The most important point is having the right mindset around your family home. Once you understand that buying a house is a liability, not an asset, you can plan your finances accordingly.
There’s no need to rush into buying a property unless it would improve your quality of life. If you are ready to buy, look for something that meets your needs. Don’t stretch your budget to the absolute max, thinking that it’s a good ‘investment’.
Now that we’ve established that your property cost is a lifestyle expense, we can consider a strategy that will grow your net worth and your investable assets.
Say you were considering buying a property for around £750,000, and it would be your first home. Maybe you’ve decided to stretch yourself a bit because whilst you don’t have kids now, you want an extra bedroom for the future just in case.
Firstly, you’d need to get together a 10% deposit of £75,000, plus an additional £27,500 to cover the stamp duty. All in all, that’s £102,500 in cash you need to put down for the place. If you get a mortgage for the rest, that’s going to run you around £2,850 a month.

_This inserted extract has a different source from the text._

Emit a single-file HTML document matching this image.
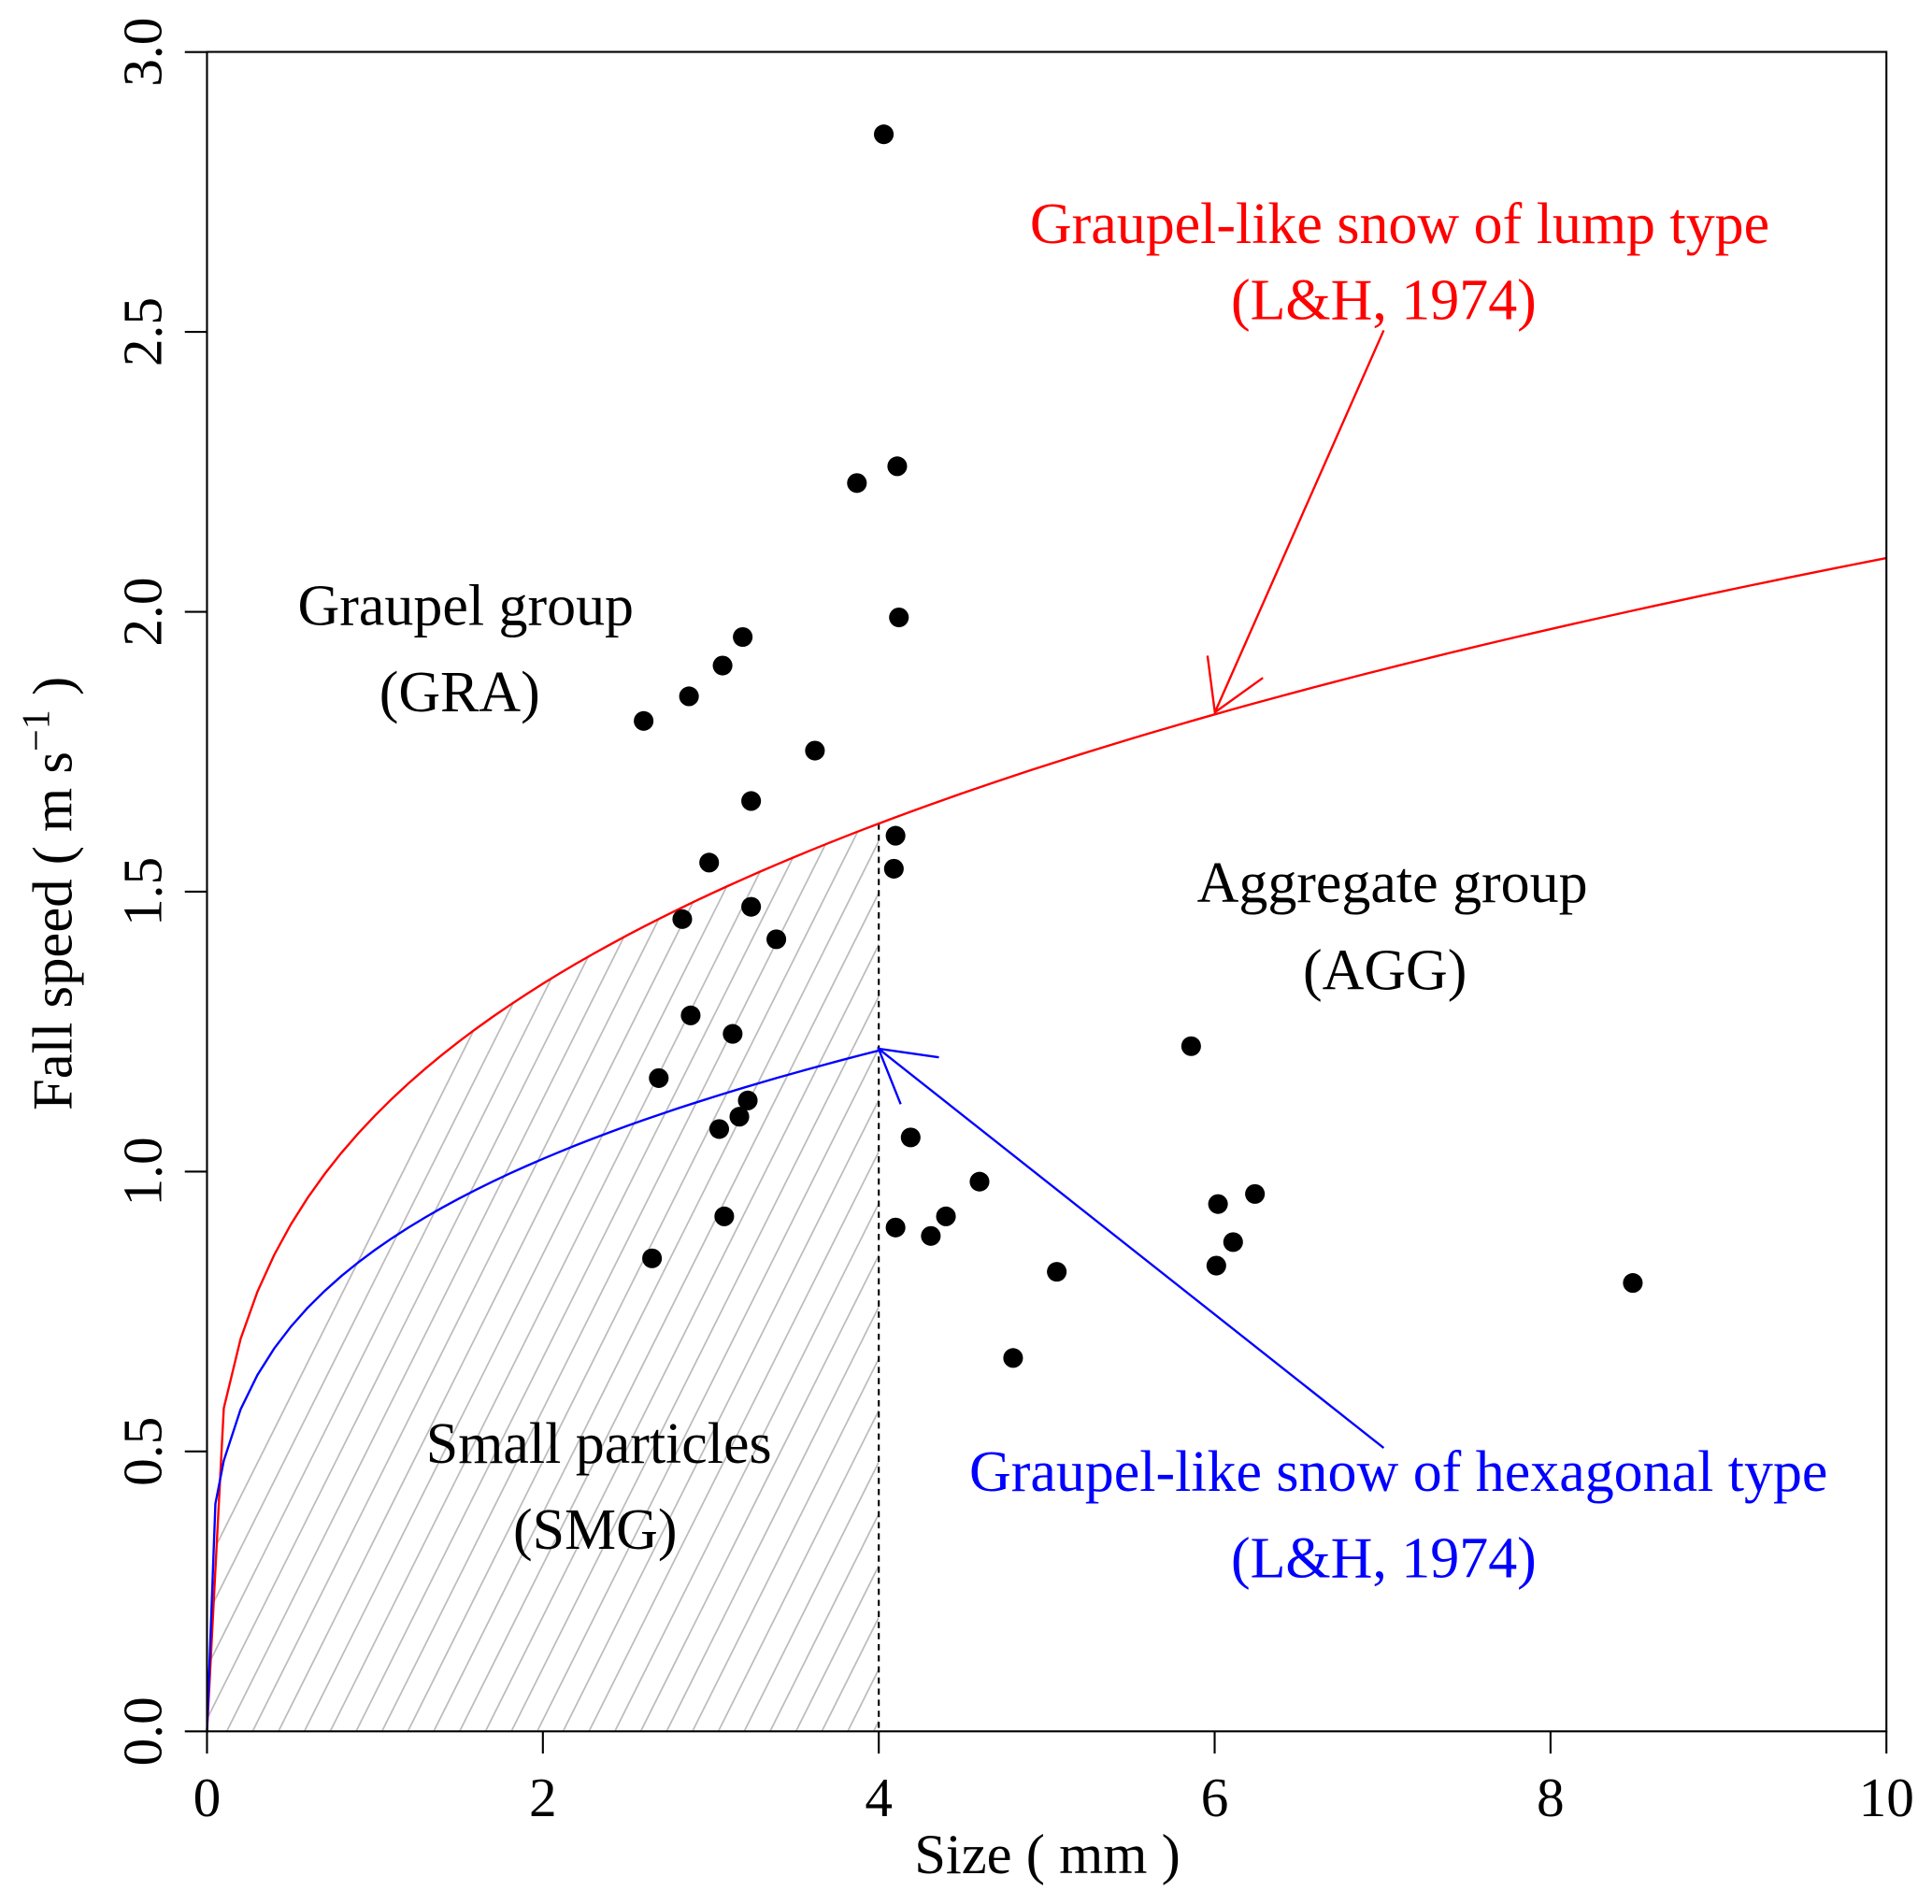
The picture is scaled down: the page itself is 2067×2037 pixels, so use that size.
<!DOCTYPE html>
<html><head><meta charset="utf-8"><style>
html,body{margin:0;padding:0;background:#fff;}
svg{display:block;font-family:"Liberation Serif",serif;}
</style></head><body>
<svg id="chart" width="2067" height="2037" viewBox="0 0 1568 1545" xmlns="http://www.w3.org/2000/svg">
<defs>
<clipPath id="smgclip"><path id="smgpath" d=""/></clipPath>
</defs>
<rect width="1568" height="1545" fill="#fff"/>
<g id="hatch" clip-path="url(#smgclip)"></g>
<g id="lines"></g>
<g id="dots"></g>
<rect x="168" y="42" width="1363" height="1363" fill="none" stroke="#000" stroke-width="1.6"/>
<g id="axes"></g>
<text x="850" y="1520" font-size="46" text-anchor="middle">Size ( mm )</text>
<text transform="translate(58,725) rotate(-90)" font-size="46" text-anchor="middle">Fall speed ( m s<tspan dy="-18" font-size="32">−1</tspan><tspan dy="18"> )</tspan></text>
<g font-size="47" text-anchor="middle">
<text x="378" y="507">Graupel group</text><text x="373" y="577">(GRA)</text></g>
<g font-size="47" text-anchor="middle">
<text x="1130" y="732">Aggregate group</text><text x="1124" y="803">(AGG)</text></g>
<g font-size="47" text-anchor="middle">
<text x="486" y="1187">Small particles</text><text x="483" y="1257">(SMG)</text></g>
<g font-size="47" text-anchor="middle" fill="#f00">
<text x="1136" y="197">Graupel-like snow of lump type</text><text x="1123" y="259">(L&amp;H, 1974)</text></g>
<g font-size="47" text-anchor="middle" fill="#00f">
<text x="1135" y="1210">Graupel-like snow of hexagonal type</text><text x="1123" y="1280">(L&amp;H, 1974)</text></g>
<g stroke="#f00" stroke-width="1.8" fill="none">
<line x1="1123" y1="268" x2="986" y2="578"/><polyline points="980,532 986,578 1025,550"/></g>
<g stroke="#00f" stroke-width="1.8" fill="none">
<line x1="1123" y1="1175" x2="713" y2="851"/><polyline points="762,858 713,851 731,896"/></g>
</svg>
<script>
const xTicks=[0,2,4,6,8,10];
const yTicks=[0,0.5,1.0,1.5,2.0,2.5,3.0];
const obsX=[4.03,3.87,4.11,4.12,3.19,3.07,2.87,2.60,3.62,3.24,4.10,4.09,2.99,2.83,3.24,3.39,2.88,3.13,2.69,3.22,3.17,3.05,3.08,2.65,4.19,4.60,4.10,4.40,4.31,4.80,5.06,5.86,6.02,6.24,6.11,6.01,8.49];
const obsY=[2.853,2.23,2.26,1.99,1.955,1.904,1.849,1.805,1.752,1.662,1.600,1.541,1.552,1.451,1.473,1.415,1.279,1.246,1.167,1.127,1.098,1.076,0.920,0.845,1.061,0.982,0.900,0.920,0.885,0.667,0.821,1.224,0.942,0.960,0.874,0.832,0.801];
const lumpCoef=[1.10,0.28];
const hexCoef=[0.86,0.25];
const smgMax=[4];
const NS='http://www.w3.org/2000/svg';
const X=v=>168+v*136.3, Y=v=>1405-v*454.3;
function mk(tag,attrs,parent){const e=document.createElementNS(NS,tag);for(const k in attrs)e.setAttribute(k,attrs[k]);parent.appendChild(e);return e;}
const axes=document.getElementById('axes');
xTicks.forEach(t=>{
 const l=mk('line',{x1:X(t),x2:X(t),y1:1405,y2:1423,stroke:'#000','stroke-width':1.6},axes);
 
 
 const tx=mk('text',{x:X(t),y:1474,'font-size':45,'text-anchor':'middle'},axes);tx.textContent=String(t);
 
 
});
yTicks.forEach(t=>{
 const l=mk('line',{x1:150,x2:168,y1:Y(t),y2:Y(t),stroke:'#000','stroke-width':1.6},axes);
 
 
 const tx=mk('text',{transform:`translate(131,${Y(t)}) rotate(-90)`,'font-size':45,'text-anchor':'middle'},axes);tx.textContent=t.toFixed(1);
 
 
});
function curve(c,xmax,first){const xs=[0];if(first)xs.push(first);for(let i=1;i<=Math.round(xmax/0.1);i++)xs.push(i*0.1);return xs.map(x=>[X(x),Y(c[0]*Math.pow(x,c[1]))]);}
const lump=curve(lumpCoef,10), hex=curve(hexCoef,4,0.05), lump4=curve(lumpCoef,smgMax[0]);
document.getElementById('smgpath').setAttribute('d','M'+lump4.map(p=>p.join(',')).join(' L')+` L${X(smgMax[0])},1405 L168,1405 Z`);
const hatch=document.getElementById('hatch');
for(let x0=100;x0<800;x0+=21){mk('line',{x1:x0,y1:1405,x2:x0+380,y2:645,stroke:'#bbb','stroke-width':1.3},hatch);}
const lines=document.getElementById('lines');
const dash=mk('line',{x1:X(smgMax[0]),x2:X(smgMax[0]),y1:Y(lumpCoef[0]*Math.pow(smgMax[0],lumpCoef[1])),y2:1405,stroke:'#000','stroke-width':1.6,'stroke-dasharray':'5,4'},lines);


const rl=mk('polyline',{points:lump.map(p=>p.join(',')).join(' '),fill:'none',stroke:'#f00','stroke-width':1.8},lines);


const bl=mk('polyline',{points:hex.map(p=>p.join(',')).join(' '),fill:'none',stroke:'#00f','stroke-width':1.8},lines);


const dots=document.getElementById('dots');
obsX.forEach((x,i)=>{const c=mk('circle',{cx:X(x),cy:Y(obsY[i]),r:8,fill:'#000'},dots);
 
 });
</script>
</body></html>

Then you need to budget for all the outgoings on the property, plus factor in repairs, maintenance and updates over the long term. Oh, and if you ever want to move, it’s going to cost you tens of thousands of pounds and probably take you over six months.

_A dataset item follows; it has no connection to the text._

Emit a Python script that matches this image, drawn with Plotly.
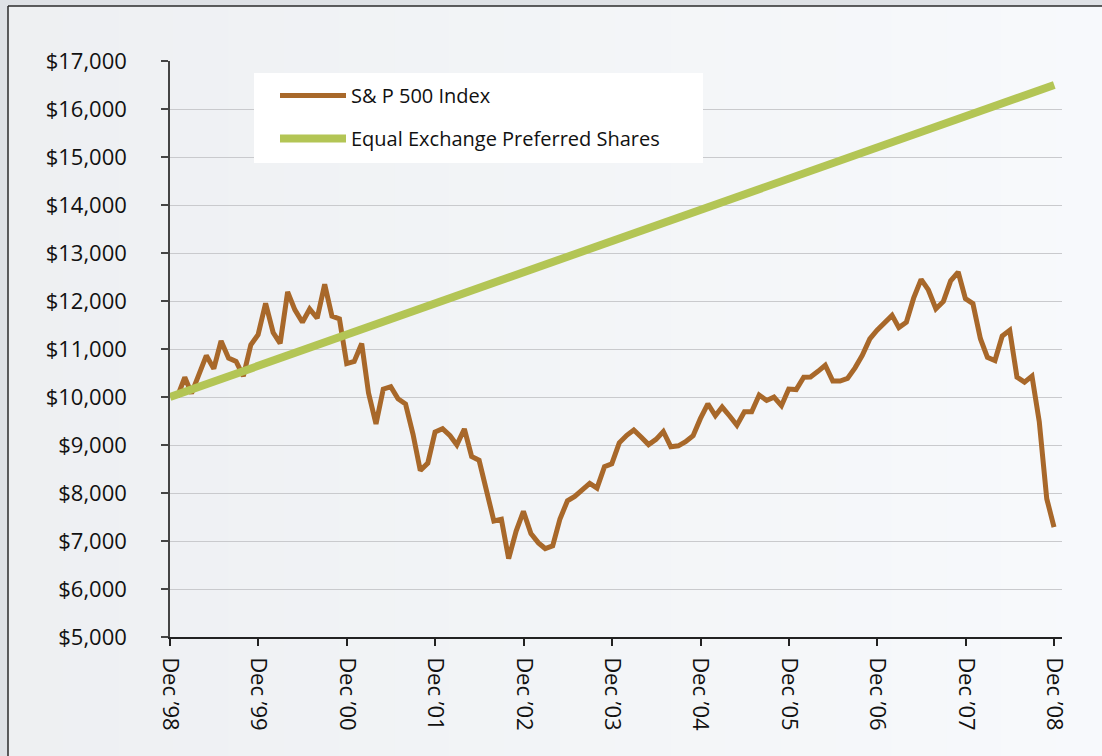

Now instead, imagine you’re living in a great flat, in a perfect location and the rent costs £2,300 per month, because you don’t need the extra bedroom just yet. You don’t have to worry about any unexpected costs and you can up and move if you get a great job opportunity or the property just isn’t right for you anymore.
You also haven’t had to hand over £102,500 in cash.
So now, you have the opportunity to invest £102,500 plus the extra £550 a month you can save with the rent being less than the mortgage repayment. Over the next 10 years, that investment pot could grow to £275,000, assuming an annual return of 6%. Importantly, that’s liquid, usable wealth that you can then use, as opposed to paper wealth you’d gain from buying the property.
This will keep your debt ratio within safe limits and give you greater control over your finances.